» **RECORDED INFORMATION**
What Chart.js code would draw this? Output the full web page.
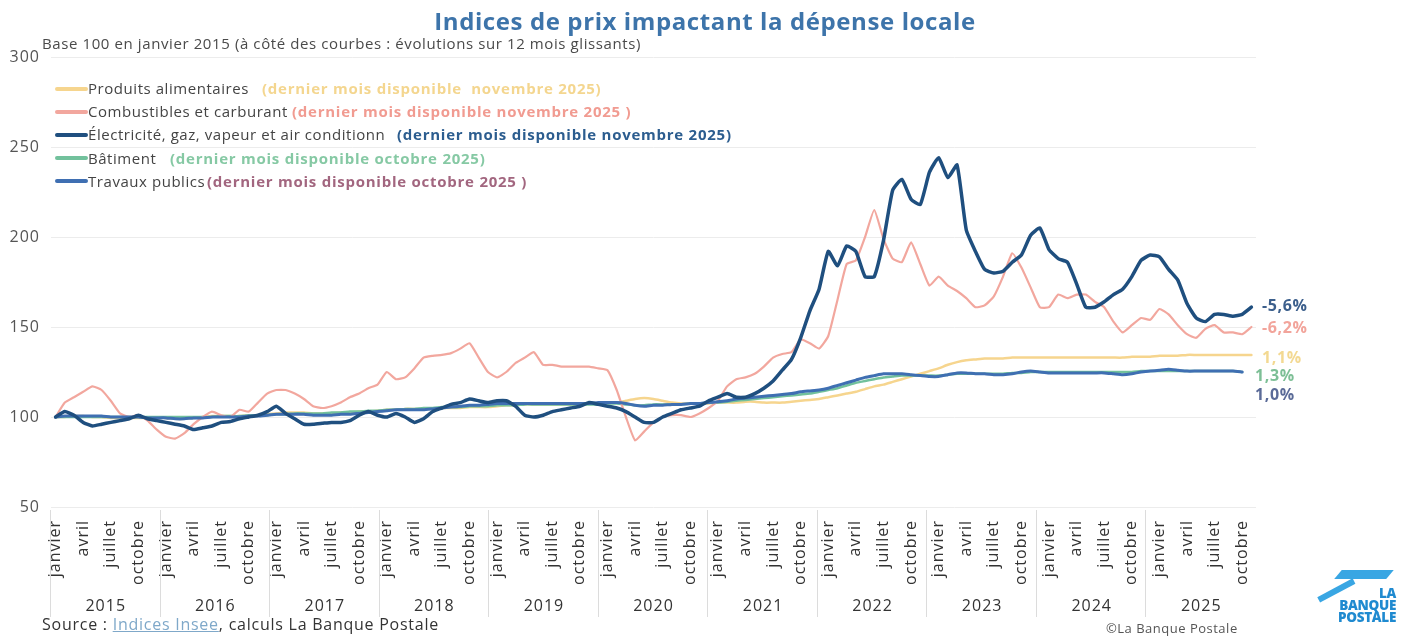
<!DOCTYPE html>
<html lang="fr">
<head>
<meta charset="utf-8">
<title>Indices de prix impactant la dépense locale</title>
<script src="https://cdn.jsdelivr.net/npm/chart.js@4.4.1/dist/chart.umd.min.js"></script>
<style>
  html, body { margin:0; padding:0; background:#fff; }
  #wrap { position:relative; width:1404px; height:638px; overflow:hidden; font-family:'Open Sans', sans-serif; }
  #c { position:absolute; left:0; top:0; }
  .abs { position:absolute; white-space:nowrap; }
  #title { left:0; width:1410px; text-align:center; top:4px; font-size:24px; font-weight:700; color:#3d74aa; letter-spacing:0.6px; }
  #subtitle { left:42px; top:33px; font-size:15px; color:#4a4a4a; letter-spacing:0.6px; }
  #legend { left:55px; top:77px; font-size:15px; color:#444; }
  #legend .row { height:23.2px; line-height:23.2px; display:flex; align-items:center; }
  #legend .sw { display:block; width:33px; height:4px; border-radius:2px; flex:none; }
  #legend .namebox { display:block; flex:none; }
  #legend .name { display:block; overflow:hidden; white-space:nowrap; letter-spacing:0.55px; }
  #legend .note { display:block; font-weight:700; letter-spacing:0.75px; }
  .end { font-size:16px; font-weight:700; letter-spacing:0.6px; }
  #source { left:42px; top:613px; font-size:16px; color:#333; letter-spacing:0.75px; }
  #source .lnk { color:#7fa8c9; text-decoration:underline; }
  #copy { left:1106px; top:619px; font-size:13px; color:#555; letter-spacing:0.5px; }
  #logo { left:1300px; top:565px; width:100px; height:72px; }
  #logo .txt { position:absolute; right:4px; font-weight:800; color:#1f8ad0; font-size:13.5px; line-height:12px; text-align:right; font-family:'Open Sans', sans-serif; letter-spacing:-0.3px; }
</style>
</head>
<body>
<div id="wrap">
  <canvas id="c" width="1404" height="638"></canvas>
  <div id="title" class="abs">Indices de prix impactant la dépense locale</div>
  <div id="subtitle" class="abs">Base 100 en janvier 2015 (à côté des courbes : évolutions sur 12 mois glissants)</div>
  <div id="legend" class="abs"></div>
  <div id="endlabels"></div>
  <div id="source" class="abs">Source : <span class="lnk">Indices Insee</span>, calculs La Banque Postale</div>
  <div id="copy" class="abs">©La Banque Postale</div>
  <div id="logo" class="abs">
    <div style="position:absolute;left:38px;top:5px;width:52px;height:9px;background:#39a6e3;transform:skewX(-40deg);"></div>
    <div style="position:absolute;left:14px;top:13px;width:40px;height:6px;background:#39a6e3;transform:rotate(-28deg);transform-origin:right center;"></div>
    <div class="txt" style="top:22px;">LA</div>
    <div class="txt" style="top:34px;">BANQUE</div>
    <div class="txt" style="top:46px;">POSTALE</div>
  </div>
</div>
<script>
// ---------- data ----------
const monthNames = ['janvier','février','mars','avril','mai','juin','juillet','août','septembre','octobre','novembre','décembre'];
const yearLabels = ['2015','2016','2017','2018','2019','2020','2021','2022','2023','2024','2025'];
const yTicks = [50, 100, 150, 200, 250, 300];

// Produits alimentaires (janv. 2015 - nov. 2025)
const produitsAlimentaires = [
  100,100,100.5,100.5,100,100,99.5,99.5,99.5,99.5,99.5,99.5,
  99.5,99,99,99.5,100,100.5,100.5,100.5,100.5,101,101,101.5,
  102,102.5,102.5,102.5,102,102,102,102.5,102.5,103,103,103.5,
  104,104,104.5,104.5,104.5,104.5,105,105,105,105.5,105.5,105.5,
  106,106.5,106.5,107,107,107,107,107,107,107,107.5,107.5,
  108,108,109,110,110.5,110,109,108,107.5,107.5,107.5,107.5,
  108,108,108,108.5,108.5,108,108,108,108.5,109,109.5,110,
  111,112,113,114,115.5,117,118,119.5,121,122.5,124,125.5,
  127,129,130.5,131.5,132,132.5,132.5,132.5,133,133,133,133,
  133,133,133,133,133,133,133,133,133,133.5,133.5,133.5,
  134,134,134,134.5,134.5,134.5,134.5,134.5,134.5,134.5,134.5
];
// Combustibles et carburant (janv. 2015 - nov. 2025)
const combustibles = [
  100,108,111,114,117,115,109,102,100,101,98,93,
  89,88,91,96,100,103,101,100,104,103,108,113,
  115,115,113,110,106,105,106,108,111,113,116,118,
  125,121,122,127,133,134,134.5,135.5,138,141,133,125,
  122,125,130,133,136,129,129,128,128,128,128,127,
  126,115,100,87,92,97,100,101,101,100,102,105,
  109,117,121,122,124,128,133,135,136,143,141,138,
  145,165,185,187,200,215,199,188,186,197,185,173,
  178,173,170,166,161,162,167,178,191,183,172,161,
  161,168,166,168,168,164,161,153,147,151,155,154,
  160,157,151,146,144,149,151,147,147,146,150
];
// Électricité, gaz, vapeur et air conditionné (janv. 2015 - nov. 2025)
const electricite = [
  100,103,101,97,95,96,97,98,99,101,99,98,
  97,96,95,93,94,95,97,97.5,99,100,101,103,
  106,102,99,96,96,96.5,97,97,98,101,103,101,
  100,102,100,97,99,103,105,107,108,110,109,108,
  109,109,106,101,100,101,103,104,105,106,108,107,
  106,105,103,100,97,97,100,102,104,105,106,109,
  111,113,111,111,113,116,120,126,132,144,159,171,
  192,184,195,192,178,178,198,226,232,221,218,236,
  244,233,240,204,192,182,180,181,186,190,201,205,
  193,188,186,174,161,161,164,168,171,178,187,190,
  189,182,176,163,155,153,157,157,156,157,161
];
// Bâtiment (janv. 2015 - oct. 2025)
const batiment = [
  100,100,100,100,100,100,100,100,100,100,100,100,
  100,100,100,100,100,100,100.5,100.5,100.5,101,101,101,
  101.5,101.5,102,102,102,102,102.5,102.5,103,103,103.5,103.5,
  104,104,104.5,104.5,105,105,105.5,105.5,105.5,106,106,106,
  106.5,106.5,106.5,107,107,107,107,107,107,107,107,107,
  107.5,107.5,107,106.5,106.5,107,107,107,107,107.5,107.5,108,
  108,108.5,109,109.5,110,110.5,111,111.5,112,112.5,113,114,
  115,116,117.5,119,120,121,122,122.5,123,123,123,123,
  123,123.5,124,124,124,124,124,124,124.5,124.5,125,125,
  125,125,125,125,125,125,125,125,125,125,125.5,125.5,
  125.5,125.5,125.5,125.5,125.5,125.5,125.5,125.5,125.5,125
];
// Travaux publics (janv. 2015 - oct. 2025)
const travauxPublics = [
  100,100.5,100.5,100.5,100.5,100.5,100,100,100,100,99.5,99.5,
  99.5,99,99,99.5,99.5,100,100,100,100,100.5,100.5,101,
  101.5,101.5,101.5,101.5,101,101,101,101.5,101.5,102,102.5,103,
  103.5,104,104,104,104,104.5,105,105.5,106,106.5,106.5,107,
  107.5,107.5,107.5,107.5,107.5,107.5,107.5,107.5,107.5,107.5,107.5,108,
  108,108,107.5,106.5,106,106.5,106.5,107,107,107.5,107.5,108,
  108.5,109,110,110.5,111,111.5,112,112.5,113,114,114.5,115,
  116,117.5,119,120.5,122,123,124,124,124,123.5,123,122.5,
  122.5,123.5,124.5,124.5,124,124,123.5,123.5,124,125,125.5,125,
  124.5,124.5,124.5,124.5,124.5,124.5,124.5,124,123.5,124,125,125.5,
  126,126.5,126,125.5,125.5,125.5,125.5,125.5,125.5,125
];
const seriesNames = ['Produits alimentaires','Combustibles et carburant','Électricité, gaz, vapeur et air conditionné','Bâtiment','Travaux publics'];
const seriesNotes = ['(dernier mois disponible\u00a0 novembre 2025)','(dernier mois disponible novembre 2025 )','(dernier mois disponible novembre 2025)','(dernier mois disponible octobre 2025)','(dernier mois disponible octobre 2025 )'];
const evolutions12m = ['1,1%','-6,2%','-5,6%','1,3%','1,0%'];

// ---------- styles ----------
const lineColors = ['#f6d58e','#f2a79e','#1f4f7f','#72c19c','#3f6fb2'];
const noteColors = ['#f4d68f','#f19b91','#2c5d8f','#86c9a4','#a2667f'];
const endColors  = ['#f3d992','#f2a49b','#3c5f8c','#7dbf96','#5b6b98'];
const lineWidths = [2.5, 2.2, 3.5, 2.5, 3];
const drawOrder  = [5, 3, 1, 4, 2];
const nameBoxWidths = [174, 204, 309, 82, 119];
const nameClipWidths = [174, 204, 298, 82, 119];

const labels = [];
for (let i = 0; i < electricite.length; i++) labels.push(monthNames[i % 12]);

const seriesData = [produitsAlimentaires, combustibles, electricite, batiment, travauxPublics];

// ---------- HTML legend & end labels ----------
const legend = document.getElementById('legend');
seriesNames.forEach((n, k) => {
  const row = document.createElement('div');
  row.className = 'row';
  row.innerHTML = '<span class="sw" style="background:' + lineColors[k] + '"></span>' +
    '<span class="namebox" style="width:' + nameBoxWidths[k] + 'px"><span class="name" style="width:' + nameClipWidths[k] + 'px">' + n + '</span></span>' +
    '<span class="note" style="color:' + noteColors[k] + '">' + seriesNotes[k] + '</span>';
  legend.appendChild(row);
});
const endPos = [[1262, 346], [1262, 316], [1262, 294], [1255, 364], [1255, 383]];
const endWrap = document.getElementById('endlabels');
evolutions12m.forEach((t, k) => {
  const d = document.createElement('div');
  d.className = 'abs end';
  d.style.left = endPos[k][0] + 'px';
  d.style.top = endPos[k][1] + 'px';
  d.style.color = endColors[k];
  d.textContent = t;
  endWrap.appendChild(d);
});

// ---------- canvas text spacing + year separators ----------
const textSpacing = {
  id: 'textSpacing',
  beforeDraw(chart) { chart.ctx.letterSpacing = '1px'; }
};
const yearSeparators = {
  id: 'yearSeparators',
  afterDraw(chart) {
    const s = chart.scales.x2;
    const ctx = chart.ctx;
    const n = yearLabels.length;
    const step = (s.right - s.left) / n;
    ctx.save();
    ctx.strokeStyle = '#dcdcdc';
    ctx.lineWidth = 1;
    for (let k = 0; k < n; k++) {
      const x = Math.round(s.getPixelForTick(k) - step / 2) - 0.5;
      ctx.beginPath();
      ctx.moveTo(x, chart.chartArea.bottom + 3);
      ctx.lineTo(x, s.bottom - 2);
      ctx.stroke();
    }
    ctx.restore();
  }
};

Chart.defaults.font.family = "'Open Sans', sans-serif";

new Chart(document.getElementById('c'), {
  type: 'line',
  data: {
    labels: labels,
    datasets: seriesData.map((d, k) => ({
      label: seriesNames[k],
      data: d,
      borderColor: lineColors[k],
      backgroundColor: lineColors[k],
      borderWidth: lineWidths[k],
      pointRadius: 0,
      tension: 0.15,
      fill: false,
      order: drawOrder[k],
      borderJoinStyle: 'round',
      borderCapStyle: 'round'
    }))
  },
  options: {
    responsive: false,
    animation: false,
    devicePixelRatio: 1,
    layout: { padding: { top: 57, right: 148, bottom: 19, left: 0 } },
    plugins: { legend: { display: false }, tooltip: { enabled: false }, title: { display: false } },
    scales: {
      x: {
        type: 'category',
        position: 'bottom',
        offset: true,
        weight: 0,
        grid: { display: false },
        border: { display: false },
        ticks: {
          autoSkip: false,
          maxRotation: 90,
          minRotation: 90,
          padding: 5,
          color: '#333',
          font: { size: 16 },
          callback: function (value, index) { return index % 3 === 0 ? this.getLabelForValue(value) : ''; }
        },
        afterFit(s) { s.height = 80; }
      },
      x2: {
        type: 'category',
        labels: yearLabels,
        position: 'bottom',
        offset: true,
        weight: 1,
        grid: { display: false },
        border: { display: false },
        ticks: { autoSkip: false, maxRotation: 0, minRotation: 0, padding: 2, color: '#333', font: { size: 16 } },
        afterFit(s) { s.height = 32; }
      },
      y: {
        min: 50,
        max: 300,
        afterBuildTicks(s) { s.ticks = yTicks.map(v => ({ value: v })); },
        grid: { color: '#ececec', lineWidth: 1, drawTicks: false },
        border: { display: false },
        ticks: { padding: 11, color: '#555', font: { size: 16 } },
        afterFit(s) { s.width = 51; }
      }
    }
  },
  plugins: [textSpacing, yearSeparators]
});
</script>
</body>
</html>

» **EXERCISE DETAILS**
Identify the lines of the data that contain the word "this". Copy each of them.

» **TASK SOLUTION**
What Chart.js code would draw this? Output the full web page.
          callback: function (value, index) { return index % 3 === 0 ? this.getLabelForValue(value) : ''; }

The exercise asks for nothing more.